_Direction_: Return the whole listing, line for line, without the pictures in it.

_Extracted data_:
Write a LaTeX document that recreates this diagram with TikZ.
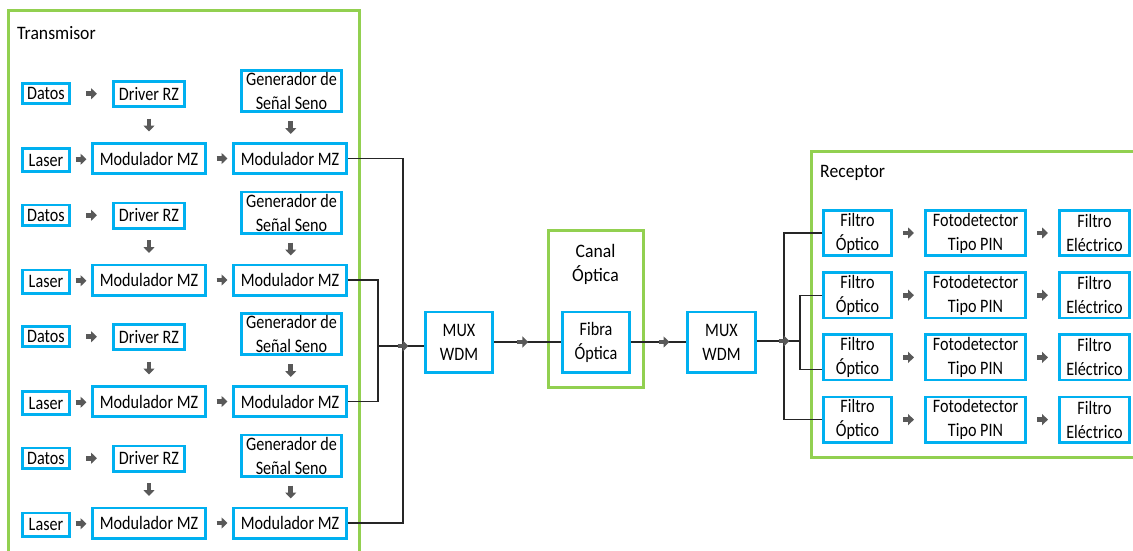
\documentclass[tikz,border=0pt]{standalone}
\usepackage{fontspec}
\setmainfont{Carlito}[FakeStretch=0.85]
\newfontfamily\lblfont{Carlito}[FakeStretch=0.93]
\usetikzlibrary{arrows.meta,calc}
\definecolor{boxblue}{HTML}{00B0F0}
\definecolor{grpgreen}{HTML}{92D050}
\definecolor{arrgray}{HTML}{595959}
\tikzset{
  blk/.style={draw=boxblue, line width=2.6pt, inner sep=0pt, align=center,
    font=\fontsize{19}{24}\selectfont, fill=white},
  grp/.style={draw=grpgreen, line width=3pt},
  wire/.style={draw=black!85, line width=1.3pt},
  barrow/.style={draw=arrgray, line width=4.6pt, -{Triangle[length=6pt,width=11pt]}},
  lbl/.style={font=\lblfont\fontsize{19}{24}\selectfont, inner sep=0pt, align=center},
}
\begin{document}
\begin{tikzpicture}[x=1pt, y=-1pt]
\useasboundingbox (0,0) rectangle (1133,550);

% group frames
\draw[grp] (8,10) rectangle (359,565);
\draw[grp] (548,230) rectangle (643,387);
\draw[grp] (811,151) rectangle (1145,457);

\node[lbl, anchor=west] (ttx) at (17,33) {Transmisor};
\node[lbl, anchor=west] (trx) at (820,173) {Receptor};
\node[lbl] (tch) at (595.5,264) {Canal\\Óptica};

% transmitter branches
\foreach \k in {0,...,3}{
  \pgfmathsetmacro\ya{93.5+121.5*\k}
  \pgfmathsetmacro\yb{94+121.5*\k}
  \pgfmathsetmacro\yc{91+121.5*\k}
  \pgfmathsetmacro\yd{160+121.5*\k}
  \pgfmathsetmacro\ye{158.5+121.5*\k}
  \node[blk, minimum width=47.4, minimum height=20.4] (d\k) at (46,\ya) {Datos};
  \node[blk, minimum width=71.4, minimum height=25.4] (r\k) at (149,\yb) {Driver RZ};
  \node[blk, minimum width=100.4, minimum height=41.4] (g\k) at (291.5,\yc) {Generador de\\Señal Seno};
  \node[blk, minimum width=47.4, minimum height=23.4] (l\k) at (46,\yd) {Laser};
  \node[blk, minimum width=113.4, minimum height=30.4] (m\k) at (149,\ye) {Modulador MZ};
  \node[blk, minimum width=113.4, minimum height=30.4] (n\k) at (290,\ye) {Modulador MZ};
  \draw[barrow] ($(d\k.east)!0.5!(r\k.west)$) +(-5.5,0) -- +(5.5,0);
  \draw[barrow] ($(l\k.east)!0.5!(m\k.west)$) +(-5.5,0) -- +(5.5,0);
  \draw[barrow] ($(m\k.east)!0.6!(n\k.west)$) +(-5.5,0) -- +(5.5,0);
  \draw[barrow] ($(r\k.south)!0.5!(m\k.north)$) +(0,-6.5) -- +(0,6.5);
  \draw[barrow] ($(g\k.south)!0.5!(n\k.north)$) +(0,-6.5) -- +(0,6.5);
}

% multiplexers and fibre
\node[blk, minimum width=67.4, minimum height=60.4] (mux1) at (459,342) {MUX\\WDM};
\node[blk, minimum width=67.4, minimum height=60.4] (fib) at (596,342) {Fibra\\Óptica};
\node[blk, minimum width=68.4, minimum height=60.4] (mux2) at (721.5,342) {MUX\\WDM};

% receiver branches
\foreach \k in {0,...,3}{
  \pgfmathsetmacro\yr{233+62.2*\k}
  \node[blk, minimum width=68.4, minimum height=45.4] (f\k) at (857.5,\yr) {Filtro\\Óptico};
  \node[blk, minimum width=100.4, minimum height=45.4] (p\k) at (975.5,\yr) {Fotodetector\\Tipo PIN};
  \node[blk, minimum width=70.4, minimum height=45.4] (e\k) at (1094.5,\yr) {Filtro\\Eléctrico};
  \draw[barrow] ($(f\k.east)!0.5!(p\k.west)$) +(-5.5,0) -- +(5.5,0);
  \draw[barrow] ($(p\k.east)!0.5!(e\k.west)$) +(-5.5,0) -- +(5.5,0);
}

% combining network
\coordinate (jo) at (403,346);
\coordinate (ji) at (378,346);
\draw[wire] (n0.east) -| (jo);
\draw[wire] (n3.east) -| (jo);
\draw[wire] (n1.east) -| (ji);
\draw[wire] (n2.east) -| (ji);
\draw[wire] (ji) -- (mux1.west |- ji);
\draw[barrow] (jo) +(-5.5,0) -- +(5.5,0);

\draw[wire] (mux1.east) -- (fib.west);
\draw[barrow] ($(mux1.east)!0.43!(fib.west)$) +(-5.5,0) -- +(5.5,0);
\draw[wire] (fib.east) -- (mux2.west);
\draw[barrow] ($(fib.east)!0.6!(mux2.west)$) +(-5.5,0) -- +(5.5,0);

% splitting network
\coordinate (ro) at (784,341);
\coordinate (ri) at (800,341);
\draw[wire] (mux2.east |- ri) -- (ri);
\draw[wire] (f0.west) -| (ro);
\draw[wire] (f3.west) -| (ro);
\draw[wire] (f1.west) -| (ri);
\draw[wire] ($(f2.west)+(0,12)$) -| (ri);
\draw[barrow] (ro) +(-5.5,0) -- +(5.5,0);
\end{tikzpicture}
\end{document}
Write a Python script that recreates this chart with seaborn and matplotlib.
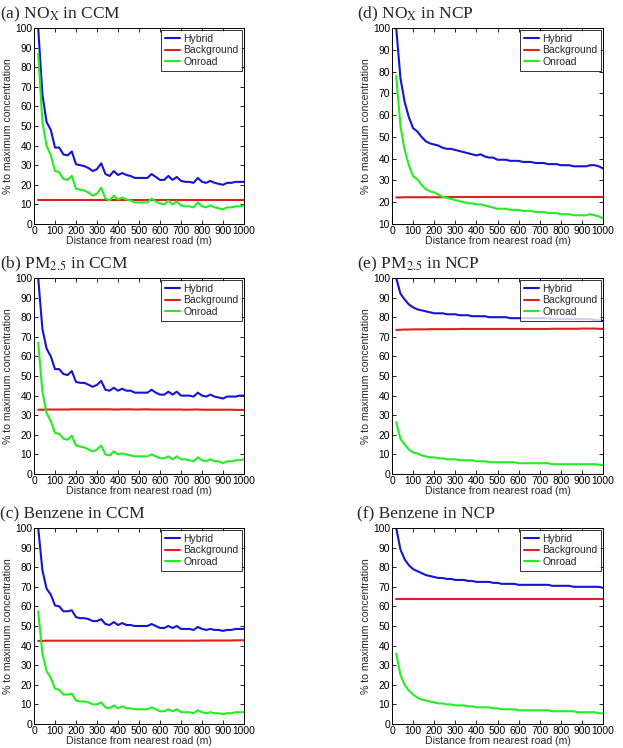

_Task output_:
Write a LaTeX document that recreates this diagram with TikZ.
\documentclass[tikz,border=0pt]{standalone}
\usepackage{fontspec}
\setmainfont{Carlito}[FakeStretch=0.85]
\newfontfamily\lblfont{Carlito}[FakeStretch=0.93]
\usetikzlibrary{arrows.meta,calc}
\definecolor{boxblue}{HTML}{00B0F0}
\definecolor{grpgreen}{HTML}{92D050}
\definecolor{arrgray}{HTML}{595959}
\tikzset{
  blk/.style={draw=boxblue, line width=2.6pt, inner sep=0pt, align=center,
    font=\fontsize{19}{24}\selectfont, fill=white},
  grp/.style={draw=grpgreen, line width=3pt},
  wire/.style={draw=black!85, line width=1.3pt},
  barrow/.style={draw=arrgray, line width=4.6pt, -{Triangle[length=6pt,width=11pt]}},
  lbl/.style={font=\lblfont\fontsize{19}{24}\selectfont, inner sep=0pt, align=center},
}
\begin{document}
\begin{tikzpicture}[x=1pt, y=-1pt]
\useasboundingbox (0,0) rectangle (1133,550);

% group frames
\draw[grp] (8,10) rectangle (359,565);
\draw[grp] (548,230) rectangle (643,387);
\draw[grp] (811,151) rectangle (1145,457);

\node[lbl, anchor=west] (ttx) at (17,33) {Transmisor};
\node[lbl, anchor=west] (trx) at (820,173) {Receptor};
\node[lbl] (tch) at (595.5,264) {Canal\\Óptica};

% transmitter branches
\foreach \k in {0,...,3}{
  \pgfmathsetmacro\ya{93.5+121.5*\k}
  \pgfmathsetmacro\yb{94+121.5*\k}
  \pgfmathsetmacro\yc{91+121.5*\k}
  \pgfmathsetmacro\yd{160+121.5*\k}
  \pgfmathsetmacro\ye{158.5+121.5*\k}
  \node[blk, minimum width=47.4, minimum height=20.4] (d\k) at (46,\ya) {Datos};
  \node[blk, minimum width=71.4, minimum height=25.4] (r\k) at (149,\yb) {Driver RZ};
  \node[blk, minimum width=100.4, minimum height=41.4] (g\k) at (291.5,\yc) {Generador de\\Señal Seno};
  \node[blk, minimum width=47.4, minimum height=23.4] (l\k) at (46,\yd) {Laser};
  \node[blk, minimum width=113.4, minimum height=30.4] (m\k) at (149,\ye) {Modulador MZ};
  \node[blk, minimum width=113.4, minimum height=30.4] (n\k) at (290,\ye) {Modulador MZ};
  \draw[barrow] ($(d\k.east)!0.5!(r\k.west)$) +(-5.5,0) -- +(5.5,0);
  \draw[barrow] ($(l\k.east)!0.5!(m\k.west)$) +(-5.5,0) -- +(5.5,0);
  \draw[barrow] ($(m\k.east)!0.6!(n\k.west)$) +(-5.5,0) -- +(5.5,0);
  \draw[barrow] ($(r\k.south)!0.5!(m\k.north)$) +(0,-6.5) -- +(0,6.5);
  \draw[barrow] ($(g\k.south)!0.5!(n\k.north)$) +(0,-6.5) -- +(0,6.5);
}

% multiplexers and fibre
\node[blk, minimum width=67.4, minimum height=60.4] (mux1) at (459,342) {MUX\\WDM};
\node[blk, minimum width=67.4, minimum height=60.4] (fib) at (596,342) {Fibra\\Óptica};
\node[blk, minimum width=68.4, minimum height=60.4] (mux2) at (721.5,342) {MUX\\WDM};

% receiver branches
\foreach \k in {0,...,3}{
  \pgfmathsetmacro\yr{233+62.2*\k}
  \node[blk, minimum width=68.4, minimum height=45.4] (f\k) at (857.5,\yr) {Filtro\\Óptico};
  \node[blk, minimum width=100.4, minimum height=45.4] (p\k) at (975.5,\yr) {Fotodetector\\Tipo PIN};
  \node[blk, minimum width=70.4, minimum height=45.4] (e\k) at (1094.5,\yr) {Filtro\\Eléctrico};
  \draw[barrow] ($(f\k.east)!0.5!(p\k.west)$) +(-5.5,0) -- +(5.5,0);
  \draw[barrow] ($(p\k.east)!0.5!(e\k.west)$) +(-5.5,0) -- +(5.5,0);
}

% combining network
\coordinate (jo) at (403,346);
\coordinate (ji) at (378,346);
\draw[wire] (n0.east) -| (jo);
\draw[wire] (n3.east) -| (jo);
\draw[wire] (n1.east) -| (ji);
\draw[wire] (n2.east) -| (ji);
\draw[wire] (ji) -- (mux1.west |- ji);
\draw[barrow] (jo) +(-5.5,0) -- +(5.5,0);

\draw[wire] (mux1.east) -- (fib.west);
\draw[barrow] ($(mux1.east)!0.43!(fib.west)$) +(-5.5,0) -- +(5.5,0);
\draw[wire] (fib.east) -- (mux2.west);
\draw[barrow] ($(fib.east)!0.6!(mux2.west)$) +(-5.5,0) -- +(5.5,0);

% splitting network
\coordinate (ro) at (784,341);
\coordinate (ri) at (800,341);
\draw[wire] (mux2.east |- ri) -- (ri);
\draw[wire] (f0.west) -| (ro);
\draw[wire] (f3.west) -| (ro);
\draw[wire] (f1.west) -| (ri);
\draw[wire] ($(f2.west)+(0,12)$) -| (ri);
\draw[barrow] (ro) +(-5.5,0) -- +(5.5,0);
\end{tikzpicture}
\end{document}
Write a Python script that recreates this chart with seaborn and matplotlib.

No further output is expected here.